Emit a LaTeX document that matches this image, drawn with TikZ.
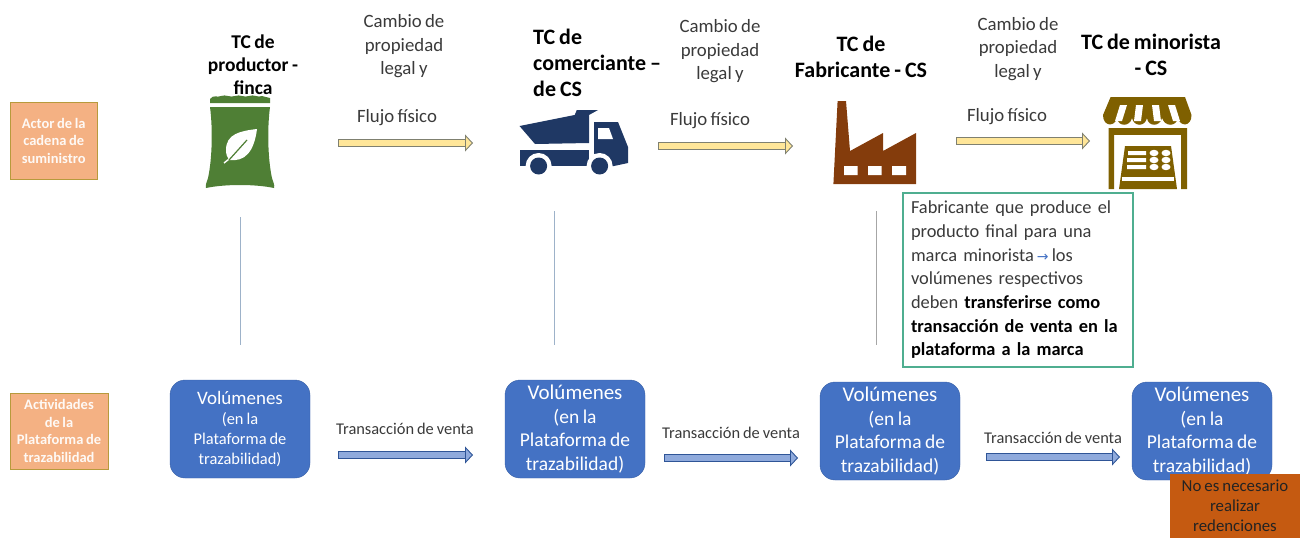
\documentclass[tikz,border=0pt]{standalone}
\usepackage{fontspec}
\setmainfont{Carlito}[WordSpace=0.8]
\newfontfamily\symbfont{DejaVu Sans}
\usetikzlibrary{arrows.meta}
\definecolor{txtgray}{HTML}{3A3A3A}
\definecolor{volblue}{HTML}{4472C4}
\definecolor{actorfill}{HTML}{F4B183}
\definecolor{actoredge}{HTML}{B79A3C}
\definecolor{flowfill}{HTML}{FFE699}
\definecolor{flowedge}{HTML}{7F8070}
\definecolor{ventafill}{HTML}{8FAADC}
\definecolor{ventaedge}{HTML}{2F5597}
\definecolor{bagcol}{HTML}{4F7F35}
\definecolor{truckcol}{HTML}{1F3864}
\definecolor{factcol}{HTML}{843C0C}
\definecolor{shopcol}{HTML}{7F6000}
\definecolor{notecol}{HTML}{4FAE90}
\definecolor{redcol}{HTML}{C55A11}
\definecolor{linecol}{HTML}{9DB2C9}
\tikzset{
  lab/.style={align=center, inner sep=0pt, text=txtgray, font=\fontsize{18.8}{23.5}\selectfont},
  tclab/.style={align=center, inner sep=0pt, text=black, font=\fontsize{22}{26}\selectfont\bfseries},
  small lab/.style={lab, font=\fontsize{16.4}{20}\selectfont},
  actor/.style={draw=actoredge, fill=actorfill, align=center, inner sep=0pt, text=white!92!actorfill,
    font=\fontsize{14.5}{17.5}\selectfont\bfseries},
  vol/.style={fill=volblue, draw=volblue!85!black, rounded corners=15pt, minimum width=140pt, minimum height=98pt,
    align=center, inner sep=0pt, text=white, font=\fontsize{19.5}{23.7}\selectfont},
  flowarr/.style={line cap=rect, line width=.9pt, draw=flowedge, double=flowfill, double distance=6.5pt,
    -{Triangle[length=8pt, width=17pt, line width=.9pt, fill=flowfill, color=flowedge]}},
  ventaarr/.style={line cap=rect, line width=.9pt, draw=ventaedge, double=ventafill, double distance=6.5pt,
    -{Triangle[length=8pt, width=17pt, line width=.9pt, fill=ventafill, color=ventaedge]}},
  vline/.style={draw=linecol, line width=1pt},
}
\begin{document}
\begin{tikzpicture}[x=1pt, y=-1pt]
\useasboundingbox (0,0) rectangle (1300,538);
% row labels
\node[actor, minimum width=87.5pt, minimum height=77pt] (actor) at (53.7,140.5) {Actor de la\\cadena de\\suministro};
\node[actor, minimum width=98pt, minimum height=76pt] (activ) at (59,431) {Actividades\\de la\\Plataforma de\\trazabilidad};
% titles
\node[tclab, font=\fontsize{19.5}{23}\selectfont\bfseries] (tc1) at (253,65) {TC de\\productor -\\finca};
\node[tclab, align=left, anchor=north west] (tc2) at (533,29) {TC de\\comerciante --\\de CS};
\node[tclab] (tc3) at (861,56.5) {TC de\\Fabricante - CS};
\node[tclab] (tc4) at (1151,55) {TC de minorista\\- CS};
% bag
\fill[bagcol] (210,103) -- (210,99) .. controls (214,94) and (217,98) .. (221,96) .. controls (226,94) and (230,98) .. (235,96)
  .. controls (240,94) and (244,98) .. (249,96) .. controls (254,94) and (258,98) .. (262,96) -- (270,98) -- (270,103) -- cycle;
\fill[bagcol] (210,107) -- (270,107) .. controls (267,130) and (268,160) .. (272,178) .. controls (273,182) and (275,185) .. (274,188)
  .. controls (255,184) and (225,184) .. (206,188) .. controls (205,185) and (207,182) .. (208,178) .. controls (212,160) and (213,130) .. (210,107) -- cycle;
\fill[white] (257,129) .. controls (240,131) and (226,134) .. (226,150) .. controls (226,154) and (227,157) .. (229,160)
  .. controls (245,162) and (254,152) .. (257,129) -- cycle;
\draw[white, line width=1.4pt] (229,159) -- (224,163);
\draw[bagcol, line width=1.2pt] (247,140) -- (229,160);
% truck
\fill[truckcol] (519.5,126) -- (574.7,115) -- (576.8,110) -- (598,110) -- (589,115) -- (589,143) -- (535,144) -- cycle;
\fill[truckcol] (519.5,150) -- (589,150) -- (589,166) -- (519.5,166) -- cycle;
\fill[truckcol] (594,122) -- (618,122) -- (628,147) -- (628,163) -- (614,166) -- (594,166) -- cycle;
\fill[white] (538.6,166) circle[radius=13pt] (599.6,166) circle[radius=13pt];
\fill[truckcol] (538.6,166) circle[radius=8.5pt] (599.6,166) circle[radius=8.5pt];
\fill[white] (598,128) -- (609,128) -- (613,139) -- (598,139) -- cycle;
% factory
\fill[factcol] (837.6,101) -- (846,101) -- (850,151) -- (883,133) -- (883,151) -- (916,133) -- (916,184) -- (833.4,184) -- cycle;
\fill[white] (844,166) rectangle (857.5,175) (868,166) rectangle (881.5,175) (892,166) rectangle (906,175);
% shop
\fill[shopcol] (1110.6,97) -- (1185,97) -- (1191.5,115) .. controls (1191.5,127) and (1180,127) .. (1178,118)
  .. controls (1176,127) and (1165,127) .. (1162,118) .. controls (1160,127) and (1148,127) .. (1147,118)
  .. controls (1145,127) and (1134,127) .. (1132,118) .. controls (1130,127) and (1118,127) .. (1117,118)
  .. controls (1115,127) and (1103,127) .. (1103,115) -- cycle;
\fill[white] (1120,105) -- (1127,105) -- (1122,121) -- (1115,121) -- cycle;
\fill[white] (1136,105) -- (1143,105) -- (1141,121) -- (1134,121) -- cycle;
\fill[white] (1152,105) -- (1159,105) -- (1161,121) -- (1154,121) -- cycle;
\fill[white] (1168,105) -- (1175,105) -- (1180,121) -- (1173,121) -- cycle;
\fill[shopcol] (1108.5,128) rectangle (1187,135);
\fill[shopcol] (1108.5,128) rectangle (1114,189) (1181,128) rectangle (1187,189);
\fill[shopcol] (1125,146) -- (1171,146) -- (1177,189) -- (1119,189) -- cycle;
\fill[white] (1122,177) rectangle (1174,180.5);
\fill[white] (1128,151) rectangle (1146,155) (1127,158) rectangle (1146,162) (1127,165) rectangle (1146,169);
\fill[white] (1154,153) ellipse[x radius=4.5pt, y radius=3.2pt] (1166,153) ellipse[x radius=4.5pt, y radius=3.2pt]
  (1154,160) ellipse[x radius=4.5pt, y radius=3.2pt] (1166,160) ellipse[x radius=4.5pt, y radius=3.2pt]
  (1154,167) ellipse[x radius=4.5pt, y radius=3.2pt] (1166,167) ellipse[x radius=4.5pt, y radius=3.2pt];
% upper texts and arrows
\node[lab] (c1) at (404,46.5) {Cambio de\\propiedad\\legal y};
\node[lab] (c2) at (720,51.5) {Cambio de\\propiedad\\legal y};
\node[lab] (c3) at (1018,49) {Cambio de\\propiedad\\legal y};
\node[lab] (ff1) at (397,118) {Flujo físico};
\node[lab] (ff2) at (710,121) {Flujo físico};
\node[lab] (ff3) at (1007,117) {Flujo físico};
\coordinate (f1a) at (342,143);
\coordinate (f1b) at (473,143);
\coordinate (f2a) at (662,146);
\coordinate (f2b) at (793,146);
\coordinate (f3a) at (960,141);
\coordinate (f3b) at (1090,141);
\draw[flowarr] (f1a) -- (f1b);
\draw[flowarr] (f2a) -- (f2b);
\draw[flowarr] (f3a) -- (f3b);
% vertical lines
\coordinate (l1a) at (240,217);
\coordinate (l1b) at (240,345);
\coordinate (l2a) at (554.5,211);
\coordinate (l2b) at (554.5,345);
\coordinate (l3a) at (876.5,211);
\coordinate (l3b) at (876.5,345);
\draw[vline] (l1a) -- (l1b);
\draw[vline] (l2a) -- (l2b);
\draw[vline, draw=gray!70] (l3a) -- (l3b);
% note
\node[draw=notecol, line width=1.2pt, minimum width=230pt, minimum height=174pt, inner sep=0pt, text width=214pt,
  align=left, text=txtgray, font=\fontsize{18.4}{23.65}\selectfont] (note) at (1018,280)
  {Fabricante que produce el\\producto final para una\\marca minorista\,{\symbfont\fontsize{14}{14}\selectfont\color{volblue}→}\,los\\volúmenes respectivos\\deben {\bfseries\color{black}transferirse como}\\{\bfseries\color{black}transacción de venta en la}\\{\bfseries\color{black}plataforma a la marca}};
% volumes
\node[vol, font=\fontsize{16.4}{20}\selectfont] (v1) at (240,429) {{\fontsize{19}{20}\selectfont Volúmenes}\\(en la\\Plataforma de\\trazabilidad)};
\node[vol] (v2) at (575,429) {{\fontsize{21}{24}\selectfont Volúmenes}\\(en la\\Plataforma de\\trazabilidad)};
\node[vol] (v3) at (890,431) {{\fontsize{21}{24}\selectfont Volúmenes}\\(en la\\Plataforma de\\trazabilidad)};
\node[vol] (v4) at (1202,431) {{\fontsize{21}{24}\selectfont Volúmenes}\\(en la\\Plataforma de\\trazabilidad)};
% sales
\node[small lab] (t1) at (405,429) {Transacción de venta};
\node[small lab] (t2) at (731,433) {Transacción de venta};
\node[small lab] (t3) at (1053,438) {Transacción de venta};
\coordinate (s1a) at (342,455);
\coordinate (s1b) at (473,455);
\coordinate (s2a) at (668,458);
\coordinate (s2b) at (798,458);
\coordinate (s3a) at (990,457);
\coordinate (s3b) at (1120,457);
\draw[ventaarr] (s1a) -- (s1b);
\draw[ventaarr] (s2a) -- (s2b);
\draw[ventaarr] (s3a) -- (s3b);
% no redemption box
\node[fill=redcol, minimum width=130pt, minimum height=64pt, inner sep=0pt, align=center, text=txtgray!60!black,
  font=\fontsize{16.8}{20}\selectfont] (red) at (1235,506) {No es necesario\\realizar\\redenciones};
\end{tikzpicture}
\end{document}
____________
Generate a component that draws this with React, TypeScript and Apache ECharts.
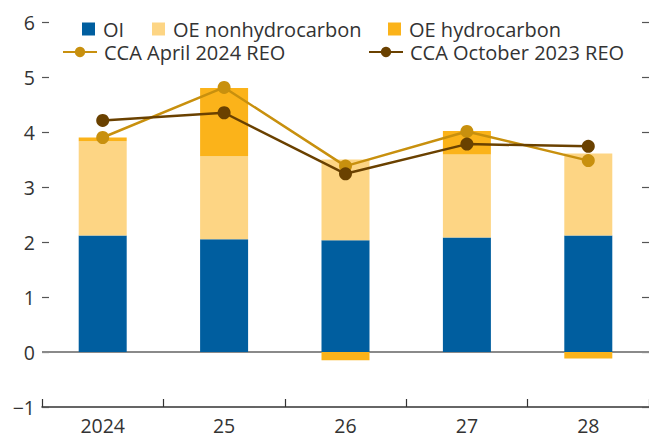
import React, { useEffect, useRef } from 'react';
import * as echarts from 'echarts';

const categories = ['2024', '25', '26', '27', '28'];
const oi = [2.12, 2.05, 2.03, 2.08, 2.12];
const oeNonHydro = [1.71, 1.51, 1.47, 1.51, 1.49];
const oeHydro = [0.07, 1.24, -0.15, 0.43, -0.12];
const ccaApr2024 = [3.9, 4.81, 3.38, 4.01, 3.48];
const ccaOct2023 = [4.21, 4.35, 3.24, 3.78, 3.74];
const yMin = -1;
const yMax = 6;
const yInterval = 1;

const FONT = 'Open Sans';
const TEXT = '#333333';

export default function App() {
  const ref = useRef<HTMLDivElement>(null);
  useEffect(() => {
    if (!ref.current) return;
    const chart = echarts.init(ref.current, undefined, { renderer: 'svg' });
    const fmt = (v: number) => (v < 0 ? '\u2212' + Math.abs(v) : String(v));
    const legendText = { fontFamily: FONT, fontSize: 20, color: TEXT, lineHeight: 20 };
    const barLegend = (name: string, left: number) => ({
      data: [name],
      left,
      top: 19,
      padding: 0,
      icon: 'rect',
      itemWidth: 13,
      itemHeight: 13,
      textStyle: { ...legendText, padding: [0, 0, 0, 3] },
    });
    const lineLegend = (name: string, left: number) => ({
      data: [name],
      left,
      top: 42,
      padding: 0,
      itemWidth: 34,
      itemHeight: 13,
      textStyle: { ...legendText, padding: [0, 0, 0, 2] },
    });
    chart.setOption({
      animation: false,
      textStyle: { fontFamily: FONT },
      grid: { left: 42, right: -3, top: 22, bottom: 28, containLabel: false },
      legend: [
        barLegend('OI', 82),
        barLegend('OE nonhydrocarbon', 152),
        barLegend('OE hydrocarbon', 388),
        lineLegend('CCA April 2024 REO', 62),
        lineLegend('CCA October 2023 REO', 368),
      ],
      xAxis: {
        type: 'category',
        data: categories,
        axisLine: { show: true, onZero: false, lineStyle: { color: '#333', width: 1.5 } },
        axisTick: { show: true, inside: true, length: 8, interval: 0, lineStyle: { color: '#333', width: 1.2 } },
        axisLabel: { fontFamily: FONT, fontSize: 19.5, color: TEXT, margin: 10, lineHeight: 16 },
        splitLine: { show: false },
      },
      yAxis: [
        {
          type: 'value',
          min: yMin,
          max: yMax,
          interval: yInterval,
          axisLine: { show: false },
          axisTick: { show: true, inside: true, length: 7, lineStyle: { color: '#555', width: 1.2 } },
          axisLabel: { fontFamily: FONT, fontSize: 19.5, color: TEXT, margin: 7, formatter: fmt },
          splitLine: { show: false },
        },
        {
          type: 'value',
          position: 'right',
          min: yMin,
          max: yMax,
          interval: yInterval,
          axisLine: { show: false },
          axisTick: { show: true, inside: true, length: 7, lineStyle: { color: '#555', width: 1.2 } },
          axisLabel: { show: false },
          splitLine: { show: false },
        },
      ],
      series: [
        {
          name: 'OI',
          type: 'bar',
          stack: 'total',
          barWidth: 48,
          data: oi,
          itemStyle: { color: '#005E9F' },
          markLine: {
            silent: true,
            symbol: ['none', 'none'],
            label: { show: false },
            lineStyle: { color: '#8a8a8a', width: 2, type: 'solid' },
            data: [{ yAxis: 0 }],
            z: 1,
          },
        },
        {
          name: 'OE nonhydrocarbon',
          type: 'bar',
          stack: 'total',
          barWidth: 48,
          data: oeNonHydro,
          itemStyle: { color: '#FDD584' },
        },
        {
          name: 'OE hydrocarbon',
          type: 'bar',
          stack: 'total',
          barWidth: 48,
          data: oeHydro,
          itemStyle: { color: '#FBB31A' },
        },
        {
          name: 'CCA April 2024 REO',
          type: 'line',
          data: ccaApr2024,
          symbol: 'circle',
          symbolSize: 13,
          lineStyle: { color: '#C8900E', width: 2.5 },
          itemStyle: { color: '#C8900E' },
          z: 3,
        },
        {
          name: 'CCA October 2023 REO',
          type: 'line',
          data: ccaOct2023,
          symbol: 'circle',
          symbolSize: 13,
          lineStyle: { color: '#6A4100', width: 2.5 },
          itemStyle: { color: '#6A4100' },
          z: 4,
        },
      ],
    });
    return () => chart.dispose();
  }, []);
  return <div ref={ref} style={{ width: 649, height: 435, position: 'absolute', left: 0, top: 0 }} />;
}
____________
**What the task asks**
Extract the part of the records that opens with the line containing "Generate a component" and closes with the line containing "const TEXT = '#333333';". Take only those lines, exactly, and no pictures.

**Task result**
Generate a component that draws this with React, TypeScript and Apache ECharts.
import React, { useEffect, useRef } from 'react';
import * as echarts from 'echarts';

const categories = ['2024', '25', '26', '27', '28'];
const oi = [2.12, 2.05, 2.03, 2.08, 2.12];
const oeNonHydro = [1.71, 1.51, 1.47, 1.51, 1.49];
const oeHydro = [0.07, 1.24, -0.15, 0.43, -0.12];
const ccaApr2024 = [3.9, 4.81, 3.38, 4.01, 3.48];
const ccaOct2023 = [4.21, 4.35, 3.24, 3.78, 3.74];
const yMin = -1;
const yMax = 6;
const yInterval = 1;

const FONT = 'Open Sans';
const TEXT = '#333333';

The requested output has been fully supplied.